And so that’s also very frustrating. And so we even took it further and I’m also going to go deeper into that. And to introducing self-serve analytics governance where teams were shipping fast without compromising. I laugh at this because this sounds so scary to anyone who has ever managed data and had to fix a lot of data, like just, offering some people or offering people that haven’t worked with data searchers to create their own data structures can sound really scary when you’re the one that have to clean up the mess after it.
But I really want to [00:17:00] advocate for us adding some trust to our team members and trying to build a more inclusive culture. So the most important focus for us was always on bridging the gap between the business and the product engineering. And yes, we did a ton of data engineering, but the most impactful thing we did for data quality was to bridge this gap really.
And so if I go deeper into what this means we started off, I started off as a data team of one, Answering questions, being proactive about finding new things, help make decisions. That was my to-do basically. The problem was we needed to answer more questions faster and so we hired more data scientists and we grew into sort of a centralized team of four.
The problem was still that decision making was still bottlenecked by the human throughput. The four analysts that were there or data scientists or data engineers, no one could answer data questions without hacking together some datasets. Only the data scientists knew where to find the data and what to do with it.
[00:18:00] Most of the team was fully dependent on data scientists using data engineering, to munch the data for them. And it just did not scale. Yeah, the solution, we’ll hire more data people. Sorry about that. But to quickly give you insights into what we were trying to answer, like what questions were we looking into?
So this is an example of a, so QuizUp had a lot of value, a lot of value for a lot of people. Like I said, it had a lot of users. It was the fastest growing app in the app store at the time, we’d reached a million users in its first five days was, which was yeah, it was the fast growing app in the app store at the time. It was later actually that record was later beat by Flappy Bird.
I don’t know if anyone here remembers Flappy Bird. But that was a quite addictive game. Very upsetting.
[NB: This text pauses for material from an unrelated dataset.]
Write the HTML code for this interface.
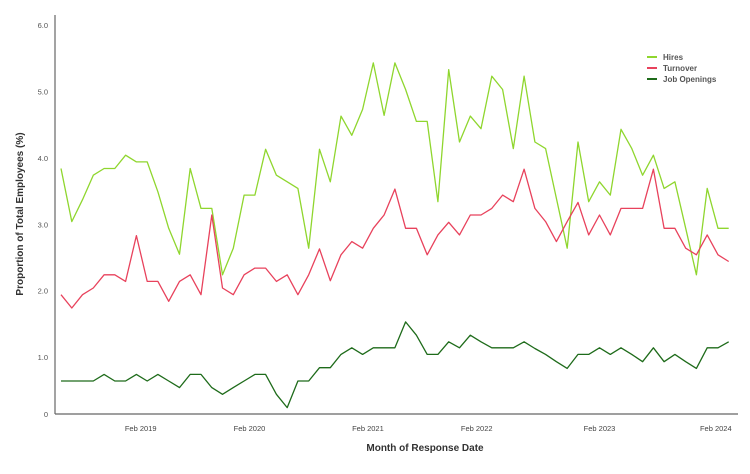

And so this is an actual picture of people that met playing the Big Bang Theory topic on QuizUp. So QuizUp was a trivia game where you met with random people around the world. You could also challenge your friends.
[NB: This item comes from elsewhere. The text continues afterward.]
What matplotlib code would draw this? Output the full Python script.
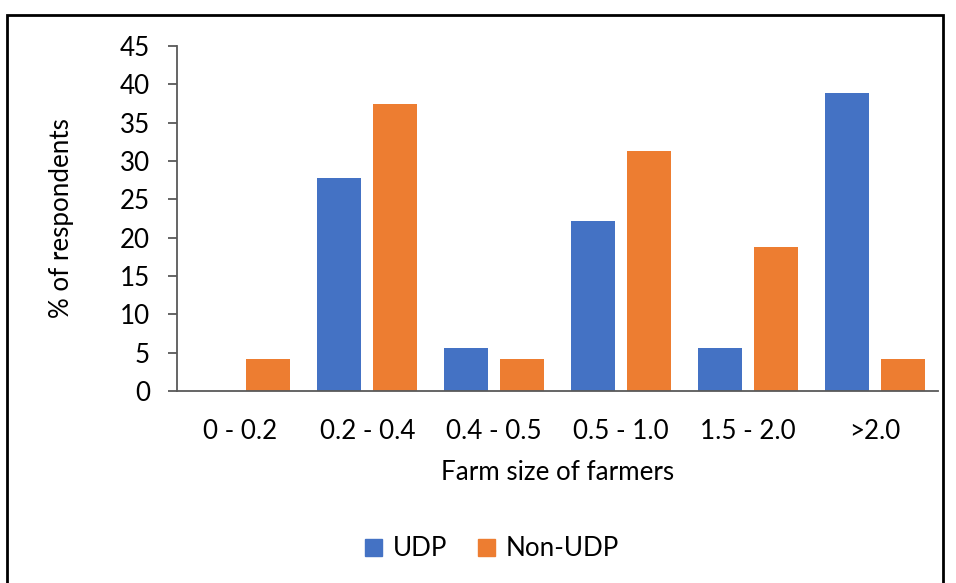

And a lot of communities got built through this. And a lot of like our CEO got invited to weddings, [00:19:00] numerous occasions, so it was huge. And ultimately, we were tasked with finding the value in QuizUp which was a really exciting challenge. And what we were doing is we were trying to answer questions, like did they play with a friend or a random person in the world? Did that impact their experience? How many questions did they get? Did that impact their experience? Can we create a first game onboarding experience where you just proportionately easier questions or a bot that you play with that you maybe win. So you always win your game.
Look, all of these things we were trying to look into and we did all sorts of stuff like random forest analysis to look into all of these things and how they impacted things like retention. And this one, of course like this, did someone propose to them as a question that we were trying to answer. But these are all the questions.
There was so much other stuff going on here, but we were ultimately trying to really uncover the value of QuizUp so that we could scale the product. And so again we were [00:20:00] situated in that centralized BI team model. But we started to mold, the problem was still that the data people was the bottleneck and we decided to start to mold together.
The culture towards self-serve analytics. We were going to support people in looking things up themselves. When we’re doing that, we were also begging product engineers to set up tracking for our user experience so that people beyond data scientists would have some sort of a point and click interface to answer these questions.
We’re answering at least the questions that they needed for their day-to-day jobs. But again, the problem was that the decision making was still completely bottlenecked by the lack of data quality and data literacy. And that’s what we found when we went into the self serve analytics model.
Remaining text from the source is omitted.